## Work to complete
Which lines hold the word "diagram"? Copy each of them.
-- Begin Dataset records --
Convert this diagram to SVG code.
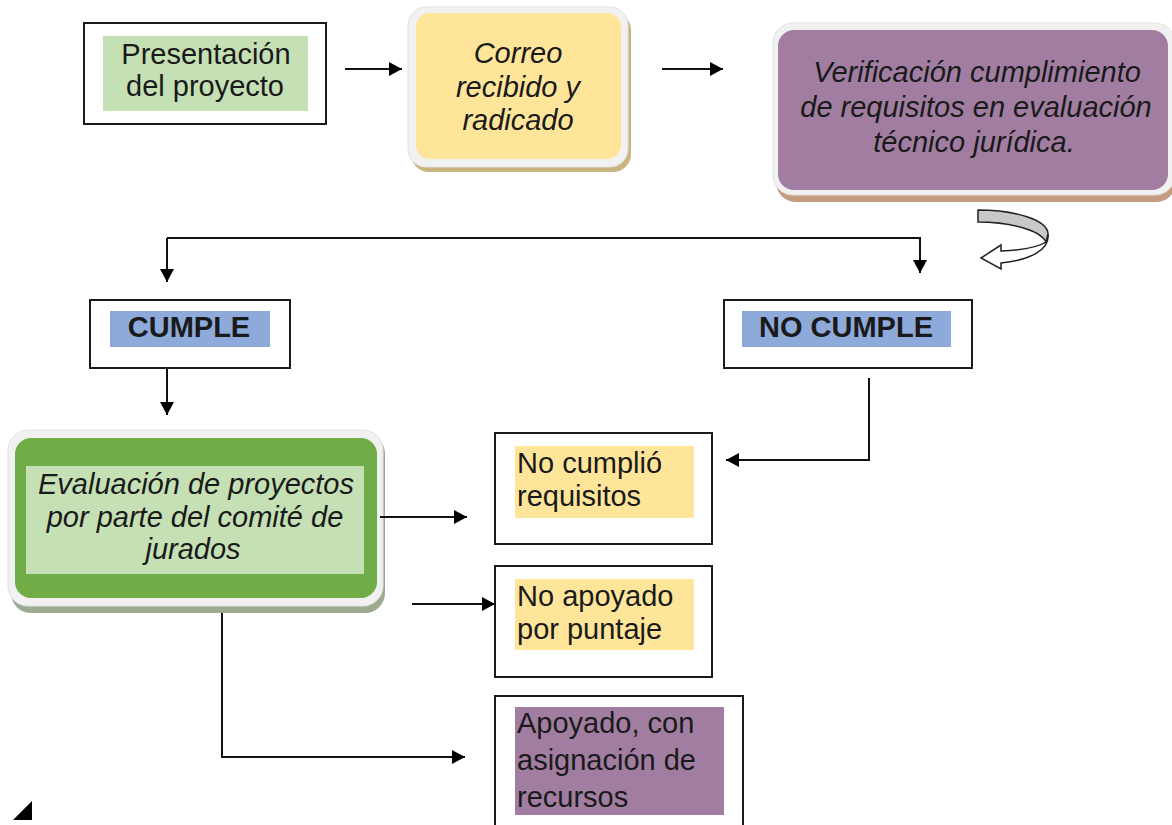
<svg xmlns="http://www.w3.org/2000/svg" width="1172" height="825" viewBox="0 0 1172 825">
<style>
text{font-family:"Liberation Sans",Arial,sans-serif;font-size:29px;fill:#1a1a1a}
.it{font-style:italic}
.c{text-anchor:middle}
.b{font-weight:bold}
.box{fill:#fff;stroke:#1a1a1a;stroke-width:2}
.rim{fill:#f1f1f1;stroke:#e2e2e2;stroke-width:1}
.conn{fill:none;stroke:#111;stroke-width:2}
</style>
<defs>
<marker id="ah" markerWidth="14" markerHeight="14" refX="13" refY="7" orient="auto" markerUnits="userSpaceOnUse">
<path d="M0,0 L13,7 L0,14 z" fill="#000"/>
</marker>
</defs>
<rect width="1172" height="825" fill="#fff"/>

<g id="presentacion">
<rect class="box" x="84" y="23" width="242" height="101"/>
<rect x="103" y="36" width="205" height="75" fill="#c5e0b4"/>
<text class="c" x="206" y="64">Presentación</text>
<text class="c" x="205" y="96">del proyecto</text>
</g>

<g id="correo">
<rect x="411" y="12" width="220" height="160" rx="18" fill="#c9b47f"/>
<rect class="rim" x="408" y="7" width="220" height="160" rx="18"/>
<rect x="416" y="13" width="205" height="146" rx="14" fill="#ffe599"/>
<text class="c it" x="518" y="63">Correo</text>
<text class="c it" x="518" y="97">recibido y</text>
<text class="c it" x="518" y="130">radicado</text>
</g>

<g id="verificacion">
<rect x="776" y="28" width="400" height="174" rx="20" fill="#c49c80"/>
<rect class="rim" x="773" y="23" width="402" height="172" rx="20"/>
<rect x="778" y="30" width="390" height="160" rx="16" fill="#a17ea1"/>
<text class="c it" x="977" y="82">Verificación cumplimiento</text>
<text class="c it" x="976" y="117">de requisitos en evaluación</text>
<text class="c it" x="974" y="152">técnico jurídica.</text>
</g>

<g id="giro">
<path d="M1048,234 C1050,250 1030,260 1001,263 L1001,269 L981,258 L1001,245 L1001,251 C1025,250 1040,246 1046,242 Z" fill="#fff" stroke="#222" stroke-width="1.5"/>
<path d="M978,210 C1015,210 1048,220 1048,234 L1046,242 C1040,230 1010,222 978,222 Z" fill="#c8c8c8" stroke="#222" stroke-width="1.5"/>
</g>

<g id="cumple">
<rect class="box" x="90" y="300" width="200" height="68"/>
<rect x="110" y="311" width="160" height="36" fill="#8eaadb"/>
<text class="c b" x="189" y="337">CUMPLE</text>
</g>

<g id="nocumple">
<rect class="box" x="724" y="300" width="248" height="68"/>
<rect x="742" y="311" width="209" height="36" fill="#8eaadb"/>
<text class="c b" x="846" y="337">NO CUMPLE</text>
</g>

<g id="evaluacion">
<rect x="11" y="434" width="374" height="179" rx="20" fill="#9caa92"/>
<rect class="rim" x="8" y="430" width="375" height="176" rx="20"/>
<rect x="15" y="438" width="362" height="160" rx="16" fill="#70ad47"/>
<rect x="26" y="466" width="338" height="108" fill="#c5e0b4"/>
<text class="c it" x="196" y="494">Evaluación de proyectos</text>
<text class="c it" x="195" y="527">por parte del comité de</text>
<text class="c it" x="193" y="559">jurados</text>
</g>

<g id="nocumplio">
<rect class="box" x="495" y="433" width="217" height="111"/>
<rect x="515" y="446" width="179" height="72" fill="#ffe599"/>
<text x="517" y="473">No cumplió</text>
<text x="517" y="506">requisitos</text>
</g>

<g id="noapoyado">
<rect class="box" x="495" y="566" width="217" height="111"/>
<rect x="515" y="579" width="179" height="71" fill="#ffe599"/>
<text x="517" y="606">No apoyado</text>
<text x="517" y="639">por puntaje</text>
</g>

<g id="apoyado">
<rect class="box" x="495" y="696" width="248" height="150"/>
<rect x="515" y="707" width="209" height="108" fill="#a17ea1"/>
<text x="517" y="733">Apoyado, con</text>
<text x="517" y="770">asignación de</text>
<text x="517" y="807">recursos</text>
</g>

<g id="connectors">
<line class="conn" x1="345" y1="69" x2="402" y2="69" marker-end="url(#ah)"/>
<line class="conn" x1="662" y1="69" x2="723" y2="69" marker-end="url(#ah)"/>
<line class="conn" x1="167" y1="238" x2="167" y2="282" marker-end="url(#ah)"/>
<path class="conn" d="M167,238 H920 V273" marker-end="url(#ah)"/>
<line class="conn" x1="167" y1="368" x2="167" y2="415" marker-end="url(#ah)"/>
<path class="conn" d="M869,378 V460 H726" marker-end="url(#ah)"/>
<line class="conn" x1="380" y1="517" x2="467" y2="517" marker-end="url(#ah)"/>
<line class="conn" x1="412" y1="604" x2="495" y2="604" marker-end="url(#ah)"/>
<path class="conn" d="M222,613 V757 H465" stroke="#333" marker-end="url(#ah)"/>
</g>

<polygon points="13,820 32,801 32,820" fill="#000"/>
</svg>
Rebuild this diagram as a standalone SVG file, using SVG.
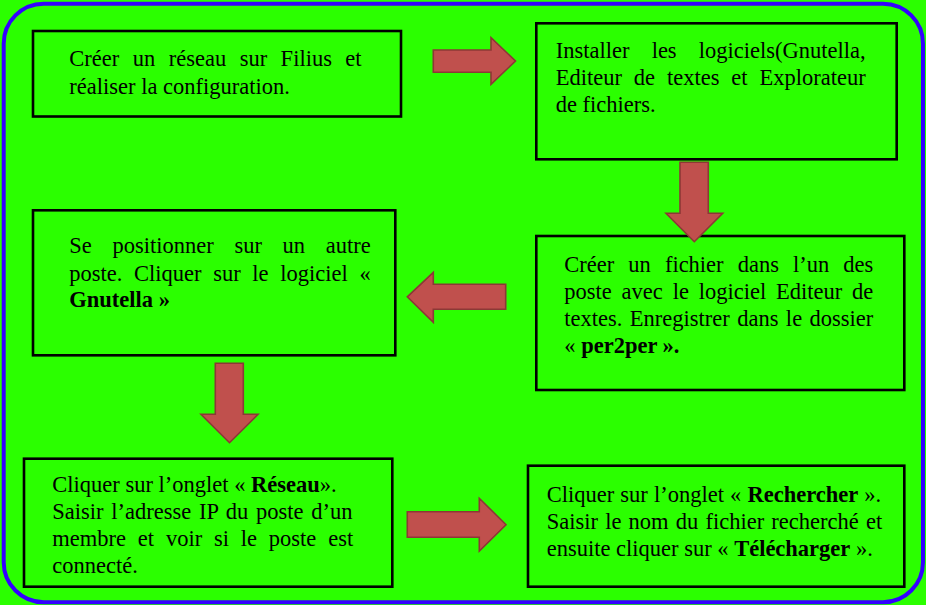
<svg xmlns="http://www.w3.org/2000/svg" width="926" height="605" viewBox="0 0 926 605">
<style>
.bg{fill:#2BFF00}
.frame{fill:#2BFF00;stroke:#3300FF;stroke-width:4}
.box{fill:#2BFF00;stroke:#000;stroke-width:2.6}
.t{font-family:"Liberation Serif","Times New Roman",serif;font-size:22.5px;fill:#000}
.b{font-weight:bold}
.arrow{fill:#C0504D;stroke:#8C3836;stroke-width:1.6;stroke-linejoin:miter}
</style>
<rect class="bg" x="0" y="0" width="926" height="605"/>
<rect class="frame" x="3.7" y="3.7" width="919.3" height="598.5" rx="40" ry="40"/>

<g id="node1">
<rect class="box" x="33" y="31" width="368" height="85.5"/>
<text class="t" x="69.3" y="66" style="word-spacing:7.85px">Créer un réseau sur Filius et</text>
<text class="t" x="69.3" y="93.5">réaliser la configuration.</text>
</g>

<g id="node2">
<rect class="box" x="536.3" y="23.3" width="360.4" height="136"/>
<text class="t" x="555.7" y="58.3" style="word-spacing:16.6px">Installer les logiciels(Gnutella,</text>
<text class="t" x="555.7" y="85" style="word-spacing:6.28px">Editeur de textes et Explorateur</text>
<text class="t" x="555.7" y="111.7">de fichiers.</text>
</g>

<g id="node3">
<rect class="box" x="33" y="210.3" width="362.3" height="145"/>
<text class="t" x="69.3" y="253.3" style="word-spacing:15.05px">Se positionner sur un autre</text>
<text class="t" x="69.3" y="280.5" style="word-spacing:6.03px">poste. Cliquer sur le logiciel «</text>
<text class="t b" x="69.3" y="307.3">Gnutella »</text>
</g>

<g id="node4">
<rect class="box" x="536.3" y="236" width="368" height="154"/>
<text class="t" x="564.3" y="271.7" style="word-spacing:8.44px">Créer un fichier dans l’un des</text>
<text class="t" x="564.3" y="299" style="word-spacing:4.2px">poste avec le logiciel Editeur de</text>
<text class="t" x="564.3" y="326" style="word-spacing:1.8px">textes. Enregistrer dans le dossier</text>
<text class="t" x="564.3" y="352.7">« <tspan class="b">per2per ».</tspan></text>
</g>

<g id="node5">
<rect class="box" x="24" y="458.7" width="368.3" height="128"/>
<text class="t" x="52.3" y="492.3">Cliquer sur l’onglet « <tspan class="b">Réseau</tspan>».</text>
<text class="t" x="52.3" y="519" style="word-spacing:2.07px">Saisir l’adresse IP du poste d’un</text>
<text class="t" x="52.3" y="546.3" style="word-spacing:6.2px">membre et voir si le poste est</text>
<text class="t" x="52.3" y="573.3">connecté.</text>
</g>

<g id="node6">
<rect class="box" x="528" y="465.7" width="376.3" height="121"/>
<text class="t" x="546.7" y="501.7" style="word-spacing:0.5px">Cliquer sur l’onglet « <tspan class="b">Rechercher</tspan> ».</text>
<text class="t" x="546.7" y="529" style="word-spacing:1.57px">Saisir le nom du fichier recherché et</text>
<text class="t" x="546.7" y="556">ensuite cliquer sur « <tspan class="b">Télécharger</tspan> ».</text>
</g>

<g id="connectors">
<polygon class="arrow" points="433.3,50 491,50 491,37.7 515.5,61 491,84.3 491,72.3 433.3,72.3"/>
<polygon class="arrow" points="680,162.3 708.3,162.3 708.3,213.3 722.7,213.3 694.3,241.7 666,213.3 680,213.3"/>
<polygon class="arrow" points="505.7,284.3 433.3,284.3 433.3,272.3 407.3,296.8 433.3,322.3 433.3,309.3 505.7,309.3"/>
<polygon class="arrow" points="215.3,363.3 243.3,363.3 243.3,414.3 258,414.3 229.5,442.7 201,414.3 215.3,414.3"/>
<polygon class="arrow" points="407.3,511.7 479.3,511.7 479.3,498.3 506,524.7 479.3,551 479.3,537.3 407.3,537.3"/>
</g>
</svg>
-- End Dataset records --
## The response
Convert this diagram to SVG code.
Rebuild this diagram as a standalone SVG file, using SVG.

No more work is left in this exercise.